— Data shown —
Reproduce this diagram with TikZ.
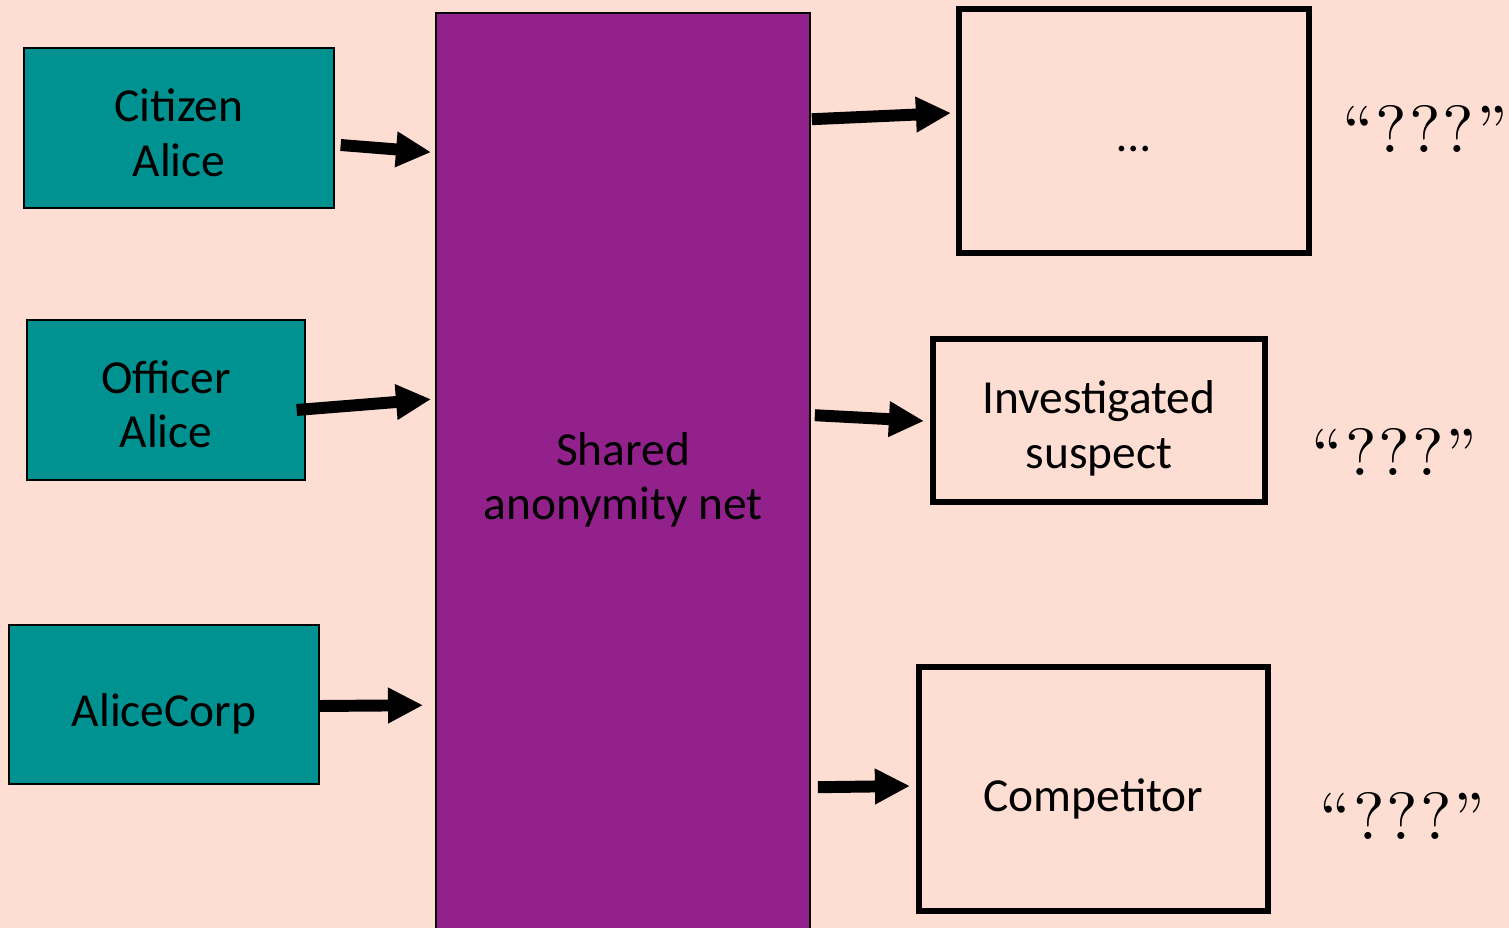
\documentclass[tikz,border=0pt]{standalone}
\usepackage{fontspec}
\newfontfamily\boxfont{Carlito}
\newfontfamily\quotefont[LetterSpace=3]{lmroman10-regular.otf}
\usepackage{tikz}
\usetikzlibrary{arrows.meta, calc}

\definecolor{peach}{RGB}{254,222,211}
\definecolor{sender}{RGB}{0,146,144}
\definecolor{mixnet}{RGB}{146,33,140}

\begin{document}
\begin{tikzpicture}[
		x=0.02cm, y=-0.02cm,
		user/.style ={
			rectangle,	draw=black,	fill=sender,
			line width=0.8pt,	inner sep=0pt,	align=center,
			font=\boxfont\fontsize{27}{31}\selectfont
		},
		net/.style ={
			rectangle,	draw=black,	fill=mixnet,
			line width=1pt,	inner sep=0pt,	align=center,
			font=\boxfont\fontsize{27}{31}\selectfont
		},
		target/.style={
			rectangle,	draw=black,	fill=peach,
			line width=3.4pt,	inner sep=0pt,	align=center,
			font=\boxfont\fontsize{27}{31}\selectfont
		},
		guess/.style={
			font=\quotefont\fontsize{38}{40}\selectfont
		},
		conn/.style={
			line width=6.8pt,	-{Triangle[length=20pt, width=19pt]}
		},
	]

	\newcommand{\shiftdown}[2]{\raisebox{-#1}[\height][\depth]{#2}}

	% background
	\fill [peach] (0,0) rectangle (1509,928);
	\useasboundingbox (0,0) rectangle (1509,928);

	% senders
	\node (citizen)   at (179,128)   [user, minimum width=6.2cm,  minimum height=3.2cm]
		{\shiftdown{2.6pt}{Citizen}\\\shiftdown{2.6pt}{Alice}};
	\node (officer)   at (166,400)   [user, minimum width=5.56cm, minimum height=3.2cm]
		{\shiftdown{2.4pt}{Officer}\\\shiftdown{2.4pt}{Alice}};
	\node (alicecorp) at (164,704.5) [user, minimum width=6.2cm,  minimum height=3.18cm]
		{\shiftdown{5.3pt}{AliceCorp}};

	% anonymity net
	\node (anonnet) at (623,478) [net, minimum width=7.48cm, minimum height=18.6cm]
		{\shiftdown{1.2pt}{Shared}\\\shiftdown{1.2pt}{anonymity net}};

	% receivers
	\node (unknown)    at (1134,131)    [target, minimum width=7cm,    minimum height=4.88cm]
		{\shiftdown{10.5pt}{\dots}};
	\node (suspect)    at (1099,420.5)  [target, minimum width=6.64cm, minimum height=3.26cm]
		{\shiftdown{4.5pt}{Investigated}\\\shiftdown{4.5pt}{suspect}};
	\node (competitor) at (1093.5,789)  [target, minimum width=6.98cm, minimum height=4.88cm]
		{\shiftdown{5.5pt}{Competitor}};

	% what the receiver learns
	\node (guess1) at (1425,129)   [guess] {“???”};
	\node (guess2) at (1394.5,452) [guess] {“???”};
	\node (guess3) at (1402.5,816) [guess] {“???”};

	% interconnections
	\draw [conn] ([shift={(6,17)}]citizen.east)   -- ([shift={(-4,140)}]anonnet.north west);
	\draw [conn] ([shift={(-9,10)}]officer.east)  -- ([shift={(-4,387)}]anonnet.north west);
	\draw [conn] ([shift={(0,1.5)}]alicecorp.east) -- ([shift={(-12,693)}]anonnet.north west);

	\draw [conn] ([shift={(1,107)}]anonnet.north east) -- ([shift={(-5,-18)}]unknown.west);
	\draw [conn] ([shift={(4,403)}]anonnet.north east) -- ([shift={(-6,0.5)}]suspect.west);
	\draw [conn] ([shift={(7,775)}]anonnet.north east) -- ([shift={(-6,-3)}]competitor.west);

\end{tikzpicture}
\end{document}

— Objective —
Skipping the pictures, transcribe each line above exactly as it appears.

— Exercise response —
Reproduce this diagram with TikZ.
\documentclass[tikz,border=0pt]{standalone}
\usepackage{fontspec}
\newfontfamily\boxfont{Carlito}
\newfontfamily\quotefont[LetterSpace=3]{lmroman10-regular.otf}
\usepackage{tikz}
\usetikzlibrary{arrows.meta, calc}

\definecolor{peach}{RGB}{254,222,211}
\definecolor{sender}{RGB}{0,146,144}
\definecolor{mixnet}{RGB}{146,33,140}

\begin{document}
\begin{tikzpicture}[
		x=0.02cm, y=-0.02cm,
		user/.style ={
			rectangle,	draw=black,	fill=sender,
			line width=0.8pt,	inner sep=0pt,	align=center,
			font=\boxfont\fontsize{27}{31}\selectfont
		},
		net/.style ={
			rectangle,	draw=black,	fill=mixnet,
			line width=1pt,	inner sep=0pt,	align=center,
			font=\boxfont\fontsize{27}{31}\selectfont
		},
		target/.style={
			rectangle,	draw=black,	fill=peach,
			line width=3.4pt,	inner sep=0pt,	align=center,
			font=\boxfont\fontsize{27}{31}\selectfont
		},
		guess/.style={
			font=\quotefont\fontsize{38}{40}\selectfont
		},
		conn/.style={
			line width=6.8pt,	-{Triangle[length=20pt, width=19pt]}
		},
	]

	\newcommand{\shiftdown}[2]{\raisebox{-#1}[\height][\depth]{#2}}

	% background
	\fill [peach] (0,0) rectangle (1509,928);
	\useasboundingbox (0,0) rectangle (1509,928);

	% senders
	\node (citizen)   at (179,128)   [user, minimum width=6.2cm,  minimum height=3.2cm]
		{\shiftdown{2.6pt}{Citizen}\\\shiftdown{2.6pt}{Alice}};
	\node (officer)   at (166,400)   [user, minimum width=5.56cm, minimum height=3.2cm]
		{\shiftdown{2.4pt}{Officer}\\\shiftdown{2.4pt}{Alice}};
	\node (alicecorp) at (164,704.5) [user, minimum width=6.2cm,  minimum height=3.18cm]
		{\shiftdown{5.3pt}{AliceCorp}};

	% anonymity net
	\node (anonnet) at (623,478) [net, minimum width=7.48cm, minimum height=18.6cm]
		{\shiftdown{1.2pt}{Shared}\\\shiftdown{1.2pt}{anonymity net}};

	% receivers
	\node (unknown)    at (1134,131)    [target, minimum width=7cm,    minimum height=4.88cm]
		{\shiftdown{10.5pt}{\dots}};
	\node (suspect)    at (1099,420.5)  [target, minimum width=6.64cm, minimum height=3.26cm]
		{\shiftdown{4.5pt}{Investigated}\\\shiftdown{4.5pt}{suspect}};
	\node (competitor) at (1093.5,789)  [target, minimum width=6.98cm, minimum height=4.88cm]
		{\shiftdown{5.5pt}{Competitor}};

	% what the receiver learns
	\node (guess1) at (1425,129)   [guess] {“???”};
	\node (guess2) at (1394.5,452) [guess] {“???”};
	\node (guess3) at (1402.5,816) [guess] {“???”};

	% interconnections
	\draw [conn] ([shift={(6,17)}]citizen.east)   -- ([shift={(-4,140)}]anonnet.north west);
	\draw [conn] ([shift={(-9,10)}]officer.east)  -- ([shift={(-4,387)}]anonnet.north west);
	\draw [conn] ([shift={(0,1.5)}]alicecorp.east) -- ([shift={(-12,693)}]anonnet.north west);

	\draw [conn] ([shift={(1,107)}]anonnet.north east) -- ([shift={(-5,-18)}]unknown.west);
	\draw [conn] ([shift={(4,403)}]anonnet.north east) -- ([shift={(-6,0.5)}]suspect.west);
	\draw [conn] ([shift={(7,775)}]anonnet.north east) -- ([shift={(-6,-3)}]competitor.west);

\end{tikzpicture}
\end{document}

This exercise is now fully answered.